**What is expected**:
Among the entries that follow, locate the line with "Give me the Chart.js source for this chart." and the line with "const yTicks = [0, 0.2, 0.4, 0.6, 0.8, 1];". Output those lines and all lines in between, exactly, minus the pictures.
──────── Input ────────
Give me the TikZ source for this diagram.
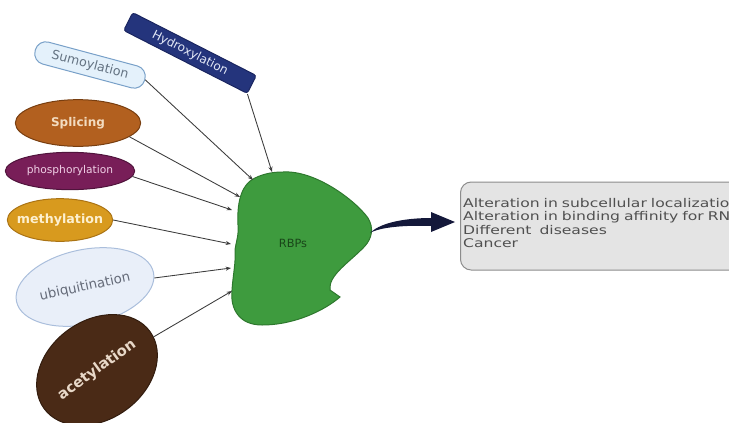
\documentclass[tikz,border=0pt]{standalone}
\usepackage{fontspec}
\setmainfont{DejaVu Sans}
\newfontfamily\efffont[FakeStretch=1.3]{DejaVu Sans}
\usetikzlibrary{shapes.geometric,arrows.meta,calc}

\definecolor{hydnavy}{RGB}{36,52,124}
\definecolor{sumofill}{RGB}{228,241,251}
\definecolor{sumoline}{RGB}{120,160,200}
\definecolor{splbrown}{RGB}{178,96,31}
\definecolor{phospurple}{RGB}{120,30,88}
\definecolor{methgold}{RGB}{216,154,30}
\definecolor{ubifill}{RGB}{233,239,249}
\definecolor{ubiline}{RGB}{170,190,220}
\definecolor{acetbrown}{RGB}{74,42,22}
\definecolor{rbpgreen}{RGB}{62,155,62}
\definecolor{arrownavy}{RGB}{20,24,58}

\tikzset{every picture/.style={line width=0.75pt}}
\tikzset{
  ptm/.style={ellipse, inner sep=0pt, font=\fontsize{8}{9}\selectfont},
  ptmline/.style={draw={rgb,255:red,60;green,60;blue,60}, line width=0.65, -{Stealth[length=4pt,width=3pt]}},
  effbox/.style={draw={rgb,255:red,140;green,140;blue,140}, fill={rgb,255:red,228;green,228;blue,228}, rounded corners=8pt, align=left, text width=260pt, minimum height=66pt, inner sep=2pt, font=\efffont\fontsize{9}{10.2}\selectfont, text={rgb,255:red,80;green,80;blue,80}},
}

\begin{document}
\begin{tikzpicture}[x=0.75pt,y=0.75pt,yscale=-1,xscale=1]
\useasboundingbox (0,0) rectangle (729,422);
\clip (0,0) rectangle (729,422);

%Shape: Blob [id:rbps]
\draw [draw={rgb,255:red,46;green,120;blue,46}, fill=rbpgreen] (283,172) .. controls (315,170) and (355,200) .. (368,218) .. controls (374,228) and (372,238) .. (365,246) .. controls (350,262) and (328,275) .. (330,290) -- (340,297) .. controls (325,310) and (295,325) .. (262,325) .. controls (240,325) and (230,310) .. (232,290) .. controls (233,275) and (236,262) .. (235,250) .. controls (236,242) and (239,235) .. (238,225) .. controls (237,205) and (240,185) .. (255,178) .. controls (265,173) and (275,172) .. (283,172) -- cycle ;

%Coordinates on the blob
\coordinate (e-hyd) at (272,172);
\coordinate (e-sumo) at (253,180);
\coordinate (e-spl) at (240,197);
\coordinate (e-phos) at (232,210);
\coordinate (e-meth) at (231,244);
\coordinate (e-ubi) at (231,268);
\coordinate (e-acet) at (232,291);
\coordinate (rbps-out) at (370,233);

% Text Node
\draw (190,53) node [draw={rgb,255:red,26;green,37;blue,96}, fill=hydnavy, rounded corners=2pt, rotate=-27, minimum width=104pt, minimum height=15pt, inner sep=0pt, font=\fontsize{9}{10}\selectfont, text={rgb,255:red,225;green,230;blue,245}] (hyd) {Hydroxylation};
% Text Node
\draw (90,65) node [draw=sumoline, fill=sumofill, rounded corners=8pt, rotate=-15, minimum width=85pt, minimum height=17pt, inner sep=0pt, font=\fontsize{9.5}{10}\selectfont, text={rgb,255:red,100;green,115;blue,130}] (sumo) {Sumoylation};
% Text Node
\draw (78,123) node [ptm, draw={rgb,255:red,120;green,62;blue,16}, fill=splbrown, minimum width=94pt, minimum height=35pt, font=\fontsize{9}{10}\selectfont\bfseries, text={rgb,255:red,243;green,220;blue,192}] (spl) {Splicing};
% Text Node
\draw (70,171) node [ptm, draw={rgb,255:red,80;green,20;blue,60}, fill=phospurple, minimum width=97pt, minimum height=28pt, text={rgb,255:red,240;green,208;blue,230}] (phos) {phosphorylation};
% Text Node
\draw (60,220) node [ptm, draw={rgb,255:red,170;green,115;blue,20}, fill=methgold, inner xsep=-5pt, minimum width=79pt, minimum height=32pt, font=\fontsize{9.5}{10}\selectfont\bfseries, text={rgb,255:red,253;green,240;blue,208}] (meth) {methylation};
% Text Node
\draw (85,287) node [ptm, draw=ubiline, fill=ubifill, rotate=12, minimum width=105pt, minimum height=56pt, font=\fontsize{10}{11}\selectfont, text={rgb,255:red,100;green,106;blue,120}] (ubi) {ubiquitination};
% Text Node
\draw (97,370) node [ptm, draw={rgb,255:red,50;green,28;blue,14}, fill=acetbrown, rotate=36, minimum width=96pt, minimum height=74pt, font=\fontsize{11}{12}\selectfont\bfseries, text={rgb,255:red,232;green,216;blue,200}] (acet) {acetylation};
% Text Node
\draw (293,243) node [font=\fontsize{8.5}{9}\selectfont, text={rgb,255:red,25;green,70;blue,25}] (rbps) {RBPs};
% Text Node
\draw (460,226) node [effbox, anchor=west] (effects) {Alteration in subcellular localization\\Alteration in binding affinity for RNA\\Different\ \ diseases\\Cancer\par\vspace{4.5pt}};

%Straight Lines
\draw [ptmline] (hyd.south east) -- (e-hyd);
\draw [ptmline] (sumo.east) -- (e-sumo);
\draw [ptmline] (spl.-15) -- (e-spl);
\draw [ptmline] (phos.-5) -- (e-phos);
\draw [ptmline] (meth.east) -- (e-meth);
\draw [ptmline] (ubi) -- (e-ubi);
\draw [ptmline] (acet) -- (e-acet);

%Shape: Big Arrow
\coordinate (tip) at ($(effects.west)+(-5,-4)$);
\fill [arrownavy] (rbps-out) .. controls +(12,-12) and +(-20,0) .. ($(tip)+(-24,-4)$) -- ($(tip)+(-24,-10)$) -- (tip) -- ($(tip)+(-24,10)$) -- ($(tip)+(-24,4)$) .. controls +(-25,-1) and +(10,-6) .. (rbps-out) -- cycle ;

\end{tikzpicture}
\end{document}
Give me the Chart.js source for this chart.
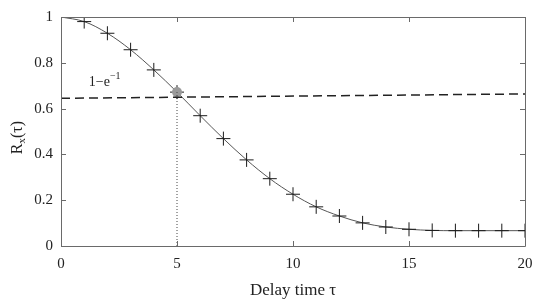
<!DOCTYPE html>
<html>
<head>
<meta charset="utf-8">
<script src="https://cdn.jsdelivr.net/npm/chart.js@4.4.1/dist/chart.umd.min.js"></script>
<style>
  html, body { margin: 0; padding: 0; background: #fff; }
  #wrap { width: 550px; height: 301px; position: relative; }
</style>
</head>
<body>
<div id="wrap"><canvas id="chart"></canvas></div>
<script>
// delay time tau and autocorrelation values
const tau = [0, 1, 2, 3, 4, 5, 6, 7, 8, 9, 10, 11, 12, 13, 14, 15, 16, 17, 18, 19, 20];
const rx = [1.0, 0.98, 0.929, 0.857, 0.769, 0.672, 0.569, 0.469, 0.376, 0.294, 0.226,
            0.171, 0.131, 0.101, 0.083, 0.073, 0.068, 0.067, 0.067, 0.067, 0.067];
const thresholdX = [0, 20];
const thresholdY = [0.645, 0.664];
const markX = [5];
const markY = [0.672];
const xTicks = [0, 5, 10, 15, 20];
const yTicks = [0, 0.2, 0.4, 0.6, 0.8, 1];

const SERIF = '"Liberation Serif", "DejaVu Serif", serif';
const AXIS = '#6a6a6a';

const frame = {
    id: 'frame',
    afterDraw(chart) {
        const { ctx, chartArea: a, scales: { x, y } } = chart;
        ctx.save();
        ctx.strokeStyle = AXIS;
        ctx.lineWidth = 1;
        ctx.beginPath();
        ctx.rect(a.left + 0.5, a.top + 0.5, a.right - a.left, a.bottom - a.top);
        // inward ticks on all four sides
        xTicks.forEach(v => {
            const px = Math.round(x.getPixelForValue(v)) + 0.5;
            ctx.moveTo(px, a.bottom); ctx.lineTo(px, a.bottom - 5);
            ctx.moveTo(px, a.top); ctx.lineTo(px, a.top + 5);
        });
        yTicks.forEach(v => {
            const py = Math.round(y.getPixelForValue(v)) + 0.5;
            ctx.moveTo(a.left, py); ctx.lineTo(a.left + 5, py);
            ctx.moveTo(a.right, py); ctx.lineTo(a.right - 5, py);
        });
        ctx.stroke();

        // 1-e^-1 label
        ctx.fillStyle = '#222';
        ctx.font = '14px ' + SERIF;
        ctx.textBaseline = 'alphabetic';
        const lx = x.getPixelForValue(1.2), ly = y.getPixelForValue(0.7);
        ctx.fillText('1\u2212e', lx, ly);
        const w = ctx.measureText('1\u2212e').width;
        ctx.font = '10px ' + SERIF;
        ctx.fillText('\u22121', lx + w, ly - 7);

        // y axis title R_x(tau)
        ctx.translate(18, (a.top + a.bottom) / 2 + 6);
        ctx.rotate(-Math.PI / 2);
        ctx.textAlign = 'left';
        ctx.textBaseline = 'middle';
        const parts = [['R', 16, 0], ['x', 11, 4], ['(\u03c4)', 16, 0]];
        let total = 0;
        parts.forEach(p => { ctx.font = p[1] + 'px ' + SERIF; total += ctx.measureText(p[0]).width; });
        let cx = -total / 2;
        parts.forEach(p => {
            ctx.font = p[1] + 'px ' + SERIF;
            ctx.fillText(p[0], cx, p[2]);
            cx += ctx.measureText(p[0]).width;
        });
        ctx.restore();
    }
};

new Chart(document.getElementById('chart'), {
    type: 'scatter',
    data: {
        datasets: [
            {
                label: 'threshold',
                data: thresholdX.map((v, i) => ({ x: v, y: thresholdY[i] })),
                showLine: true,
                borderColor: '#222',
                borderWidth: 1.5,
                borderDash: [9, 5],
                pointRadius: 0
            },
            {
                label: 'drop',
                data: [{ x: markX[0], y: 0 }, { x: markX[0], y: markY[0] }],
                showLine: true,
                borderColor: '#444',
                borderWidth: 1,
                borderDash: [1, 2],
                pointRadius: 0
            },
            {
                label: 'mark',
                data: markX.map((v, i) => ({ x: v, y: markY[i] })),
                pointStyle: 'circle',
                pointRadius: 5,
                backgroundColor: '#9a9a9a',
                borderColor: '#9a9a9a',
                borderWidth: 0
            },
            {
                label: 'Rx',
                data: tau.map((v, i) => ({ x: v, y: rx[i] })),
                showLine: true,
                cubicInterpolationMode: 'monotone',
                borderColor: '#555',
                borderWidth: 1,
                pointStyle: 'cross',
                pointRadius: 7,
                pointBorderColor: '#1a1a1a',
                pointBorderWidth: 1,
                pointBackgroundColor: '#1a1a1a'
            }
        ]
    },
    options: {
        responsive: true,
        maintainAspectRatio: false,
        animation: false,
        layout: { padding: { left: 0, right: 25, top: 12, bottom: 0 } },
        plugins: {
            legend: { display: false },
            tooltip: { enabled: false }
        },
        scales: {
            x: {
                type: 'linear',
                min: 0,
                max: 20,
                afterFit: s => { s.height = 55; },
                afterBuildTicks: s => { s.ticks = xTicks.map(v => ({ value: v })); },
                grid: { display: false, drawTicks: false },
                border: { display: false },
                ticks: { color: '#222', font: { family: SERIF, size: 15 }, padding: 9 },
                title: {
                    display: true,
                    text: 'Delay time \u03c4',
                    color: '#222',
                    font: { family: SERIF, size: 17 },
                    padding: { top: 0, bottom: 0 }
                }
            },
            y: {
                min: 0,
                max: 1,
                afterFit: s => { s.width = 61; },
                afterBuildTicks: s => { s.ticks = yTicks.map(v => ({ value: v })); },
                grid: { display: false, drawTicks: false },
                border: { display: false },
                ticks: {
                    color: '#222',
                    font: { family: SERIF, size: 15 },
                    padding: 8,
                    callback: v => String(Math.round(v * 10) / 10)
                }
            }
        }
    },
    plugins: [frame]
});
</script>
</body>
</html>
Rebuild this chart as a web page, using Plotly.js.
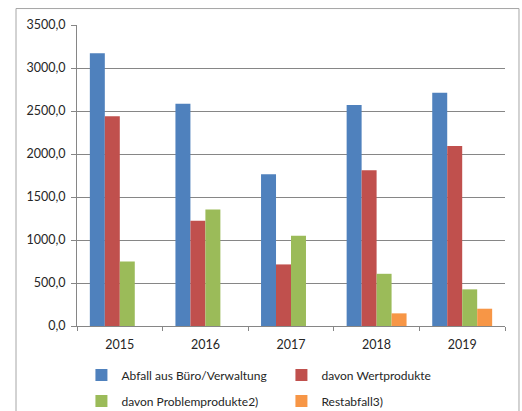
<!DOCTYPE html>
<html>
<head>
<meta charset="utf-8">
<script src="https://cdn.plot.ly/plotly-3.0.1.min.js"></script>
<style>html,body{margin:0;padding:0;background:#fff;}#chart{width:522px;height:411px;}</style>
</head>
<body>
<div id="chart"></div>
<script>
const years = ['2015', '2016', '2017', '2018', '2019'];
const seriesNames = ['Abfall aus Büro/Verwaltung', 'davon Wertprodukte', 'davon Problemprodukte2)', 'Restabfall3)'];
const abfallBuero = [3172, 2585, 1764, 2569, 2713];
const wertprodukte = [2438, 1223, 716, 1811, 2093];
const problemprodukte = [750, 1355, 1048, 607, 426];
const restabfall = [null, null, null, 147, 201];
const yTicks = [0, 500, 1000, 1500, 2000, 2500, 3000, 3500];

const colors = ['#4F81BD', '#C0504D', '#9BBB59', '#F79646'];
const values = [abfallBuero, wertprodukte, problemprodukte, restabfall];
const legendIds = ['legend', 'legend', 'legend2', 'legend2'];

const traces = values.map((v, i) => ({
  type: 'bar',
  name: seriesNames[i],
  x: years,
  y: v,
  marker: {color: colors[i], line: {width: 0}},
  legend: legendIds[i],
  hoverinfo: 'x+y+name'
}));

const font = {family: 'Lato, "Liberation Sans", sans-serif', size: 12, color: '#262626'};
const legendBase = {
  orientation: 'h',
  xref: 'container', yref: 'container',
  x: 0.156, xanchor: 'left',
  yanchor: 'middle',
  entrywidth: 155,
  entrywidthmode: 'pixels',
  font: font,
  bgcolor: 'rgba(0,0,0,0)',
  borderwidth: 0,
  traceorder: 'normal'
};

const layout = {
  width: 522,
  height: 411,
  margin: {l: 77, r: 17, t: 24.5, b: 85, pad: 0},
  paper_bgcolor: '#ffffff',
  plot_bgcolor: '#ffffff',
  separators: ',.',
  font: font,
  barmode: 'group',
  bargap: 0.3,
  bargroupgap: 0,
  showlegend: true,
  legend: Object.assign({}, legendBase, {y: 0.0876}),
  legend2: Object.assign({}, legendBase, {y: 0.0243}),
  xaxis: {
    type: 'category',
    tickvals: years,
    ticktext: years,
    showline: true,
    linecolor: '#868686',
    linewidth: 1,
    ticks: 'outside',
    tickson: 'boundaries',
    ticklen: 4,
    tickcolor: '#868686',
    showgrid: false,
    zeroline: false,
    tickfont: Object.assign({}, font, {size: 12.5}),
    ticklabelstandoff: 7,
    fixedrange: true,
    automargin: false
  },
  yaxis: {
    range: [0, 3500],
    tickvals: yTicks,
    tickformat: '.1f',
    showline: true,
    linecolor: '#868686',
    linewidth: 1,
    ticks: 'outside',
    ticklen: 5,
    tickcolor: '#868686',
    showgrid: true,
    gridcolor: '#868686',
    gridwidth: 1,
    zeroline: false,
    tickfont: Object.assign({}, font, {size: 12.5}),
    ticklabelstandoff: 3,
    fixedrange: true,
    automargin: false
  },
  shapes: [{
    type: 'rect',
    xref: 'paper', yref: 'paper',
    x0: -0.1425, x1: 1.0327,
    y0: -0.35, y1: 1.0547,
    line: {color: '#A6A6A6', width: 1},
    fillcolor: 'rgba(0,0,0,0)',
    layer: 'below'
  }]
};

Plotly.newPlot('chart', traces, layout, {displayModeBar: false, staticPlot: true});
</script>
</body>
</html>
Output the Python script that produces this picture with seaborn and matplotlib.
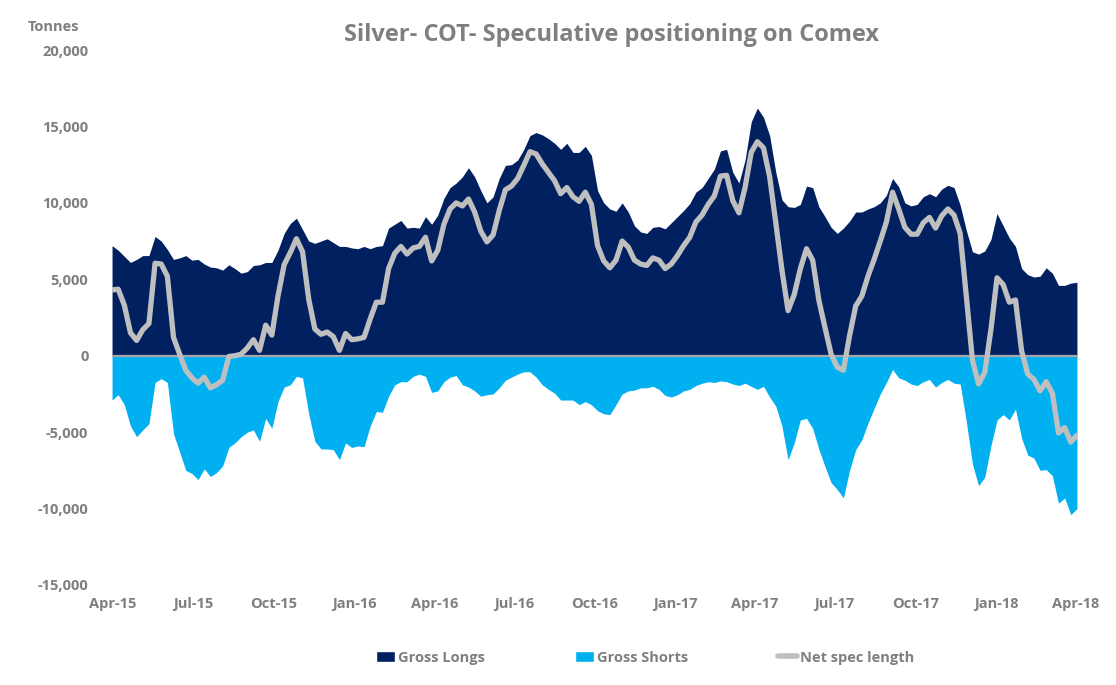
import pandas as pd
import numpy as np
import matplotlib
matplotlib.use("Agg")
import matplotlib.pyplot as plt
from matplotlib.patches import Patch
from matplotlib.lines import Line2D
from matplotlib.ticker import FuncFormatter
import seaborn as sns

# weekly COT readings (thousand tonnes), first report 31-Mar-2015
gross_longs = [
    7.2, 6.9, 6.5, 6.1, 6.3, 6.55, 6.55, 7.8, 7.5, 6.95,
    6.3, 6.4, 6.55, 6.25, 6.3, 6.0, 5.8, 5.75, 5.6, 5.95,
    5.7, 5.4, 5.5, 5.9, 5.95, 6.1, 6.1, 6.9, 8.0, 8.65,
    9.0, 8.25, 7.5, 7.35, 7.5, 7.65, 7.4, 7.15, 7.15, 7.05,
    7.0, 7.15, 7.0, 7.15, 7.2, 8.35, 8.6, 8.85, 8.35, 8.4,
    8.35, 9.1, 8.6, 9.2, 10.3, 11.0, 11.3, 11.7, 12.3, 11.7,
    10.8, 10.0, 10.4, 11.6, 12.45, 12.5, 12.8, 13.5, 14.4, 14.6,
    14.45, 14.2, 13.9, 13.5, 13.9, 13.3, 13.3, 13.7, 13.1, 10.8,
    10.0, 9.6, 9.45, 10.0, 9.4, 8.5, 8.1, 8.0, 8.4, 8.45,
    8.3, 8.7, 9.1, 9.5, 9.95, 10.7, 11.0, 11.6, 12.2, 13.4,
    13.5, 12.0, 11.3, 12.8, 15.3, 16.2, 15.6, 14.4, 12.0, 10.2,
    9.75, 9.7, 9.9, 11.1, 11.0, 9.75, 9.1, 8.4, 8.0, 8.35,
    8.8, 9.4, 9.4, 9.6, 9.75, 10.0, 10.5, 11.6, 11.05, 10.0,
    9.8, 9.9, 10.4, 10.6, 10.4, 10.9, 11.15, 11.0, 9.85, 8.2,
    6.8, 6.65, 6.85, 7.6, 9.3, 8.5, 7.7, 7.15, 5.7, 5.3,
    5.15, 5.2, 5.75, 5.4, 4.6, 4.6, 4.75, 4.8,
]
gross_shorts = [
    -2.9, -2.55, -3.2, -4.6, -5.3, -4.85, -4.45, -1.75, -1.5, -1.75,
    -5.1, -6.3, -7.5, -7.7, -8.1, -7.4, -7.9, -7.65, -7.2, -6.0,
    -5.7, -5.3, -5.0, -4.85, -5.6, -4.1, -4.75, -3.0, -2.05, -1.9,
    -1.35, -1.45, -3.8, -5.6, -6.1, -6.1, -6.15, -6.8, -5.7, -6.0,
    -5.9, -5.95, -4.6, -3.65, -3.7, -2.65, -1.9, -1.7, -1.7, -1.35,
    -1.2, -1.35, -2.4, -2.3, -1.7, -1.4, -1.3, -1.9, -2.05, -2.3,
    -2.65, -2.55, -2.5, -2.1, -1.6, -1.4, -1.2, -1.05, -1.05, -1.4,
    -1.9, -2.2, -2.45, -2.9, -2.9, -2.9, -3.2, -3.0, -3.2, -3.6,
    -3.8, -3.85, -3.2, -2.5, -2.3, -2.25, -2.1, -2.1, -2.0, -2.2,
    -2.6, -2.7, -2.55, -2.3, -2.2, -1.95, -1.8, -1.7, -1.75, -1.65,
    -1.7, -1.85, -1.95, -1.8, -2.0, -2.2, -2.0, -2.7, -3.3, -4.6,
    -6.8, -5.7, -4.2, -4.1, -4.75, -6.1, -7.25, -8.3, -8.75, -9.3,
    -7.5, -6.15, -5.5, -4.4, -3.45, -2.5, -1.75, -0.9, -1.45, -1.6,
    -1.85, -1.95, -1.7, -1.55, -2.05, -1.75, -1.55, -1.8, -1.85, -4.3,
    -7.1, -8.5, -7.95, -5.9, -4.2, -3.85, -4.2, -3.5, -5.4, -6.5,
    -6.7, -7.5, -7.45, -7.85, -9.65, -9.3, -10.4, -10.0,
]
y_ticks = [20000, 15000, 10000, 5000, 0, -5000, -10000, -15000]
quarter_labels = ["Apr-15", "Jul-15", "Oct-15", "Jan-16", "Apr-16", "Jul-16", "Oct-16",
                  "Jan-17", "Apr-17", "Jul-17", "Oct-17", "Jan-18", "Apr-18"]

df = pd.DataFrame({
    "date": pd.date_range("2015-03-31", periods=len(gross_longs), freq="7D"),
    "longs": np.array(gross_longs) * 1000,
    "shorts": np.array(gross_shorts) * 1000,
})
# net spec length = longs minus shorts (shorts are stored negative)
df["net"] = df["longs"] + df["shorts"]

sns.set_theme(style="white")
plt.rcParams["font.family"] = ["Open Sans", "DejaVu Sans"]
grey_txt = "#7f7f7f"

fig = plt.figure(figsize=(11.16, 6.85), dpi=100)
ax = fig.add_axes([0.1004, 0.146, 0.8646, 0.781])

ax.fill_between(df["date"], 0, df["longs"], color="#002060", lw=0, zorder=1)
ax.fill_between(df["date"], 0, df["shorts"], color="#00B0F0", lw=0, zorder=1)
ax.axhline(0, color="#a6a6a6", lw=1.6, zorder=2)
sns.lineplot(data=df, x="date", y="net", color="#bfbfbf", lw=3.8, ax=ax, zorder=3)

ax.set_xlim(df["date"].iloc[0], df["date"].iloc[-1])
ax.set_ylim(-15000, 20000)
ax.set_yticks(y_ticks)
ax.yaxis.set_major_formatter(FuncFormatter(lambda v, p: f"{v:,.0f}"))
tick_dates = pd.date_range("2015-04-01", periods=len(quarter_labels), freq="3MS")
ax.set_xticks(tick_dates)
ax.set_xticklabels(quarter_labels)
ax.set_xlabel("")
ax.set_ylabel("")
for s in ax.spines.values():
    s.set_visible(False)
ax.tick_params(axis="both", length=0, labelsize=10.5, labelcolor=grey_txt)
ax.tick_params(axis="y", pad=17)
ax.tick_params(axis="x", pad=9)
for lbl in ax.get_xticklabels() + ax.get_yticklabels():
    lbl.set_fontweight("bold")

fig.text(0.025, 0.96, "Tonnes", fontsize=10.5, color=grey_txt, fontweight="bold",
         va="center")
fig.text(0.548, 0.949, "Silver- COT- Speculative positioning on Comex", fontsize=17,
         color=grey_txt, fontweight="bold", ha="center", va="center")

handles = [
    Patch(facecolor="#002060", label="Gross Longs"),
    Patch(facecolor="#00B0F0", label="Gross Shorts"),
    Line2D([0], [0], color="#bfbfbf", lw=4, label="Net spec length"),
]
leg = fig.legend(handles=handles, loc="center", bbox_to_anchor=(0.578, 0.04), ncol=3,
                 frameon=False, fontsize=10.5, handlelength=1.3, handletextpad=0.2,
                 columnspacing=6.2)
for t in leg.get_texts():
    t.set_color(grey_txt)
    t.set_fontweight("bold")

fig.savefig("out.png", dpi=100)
────────
**Expected answer**:
Give me the Chart.js source for this chart.
<!DOCTYPE html>
<html>
<head>
<meta charset="utf-8">
<script src="https://cdn.jsdelivr.net/npm/chart.js@4.4.1/dist/chart.umd.min.js"></script>
<style>
  html, body { margin: 0; padding: 0; background: #fff; }
  #wrap { width: 550px; height: 301px; position: relative; }
</style>
</head>
<body>
<div id="wrap"><canvas id="chart"></canvas></div>
<script>
// delay time tau and autocorrelation values
const tau = [0, 1, 2, 3, 4, 5, 6, 7, 8, 9, 10, 11, 12, 13, 14, 15, 16, 17, 18, 19, 20];
const rx = [1.0, 0.98, 0.929, 0.857, 0.769, 0.672, 0.569, 0.469, 0.376, 0.294, 0.226,
            0.171, 0.131, 0.101, 0.083, 0.073, 0.068, 0.067, 0.067, 0.067, 0.067];
const thresholdX = [0, 20];
const thresholdY = [0.645, 0.664];
const markX = [5];
const markY = [0.672];
const xTicks = [0, 5, 10, 15, 20];
const yTicks = [0, 0.2, 0.4, 0.6, 0.8, 1];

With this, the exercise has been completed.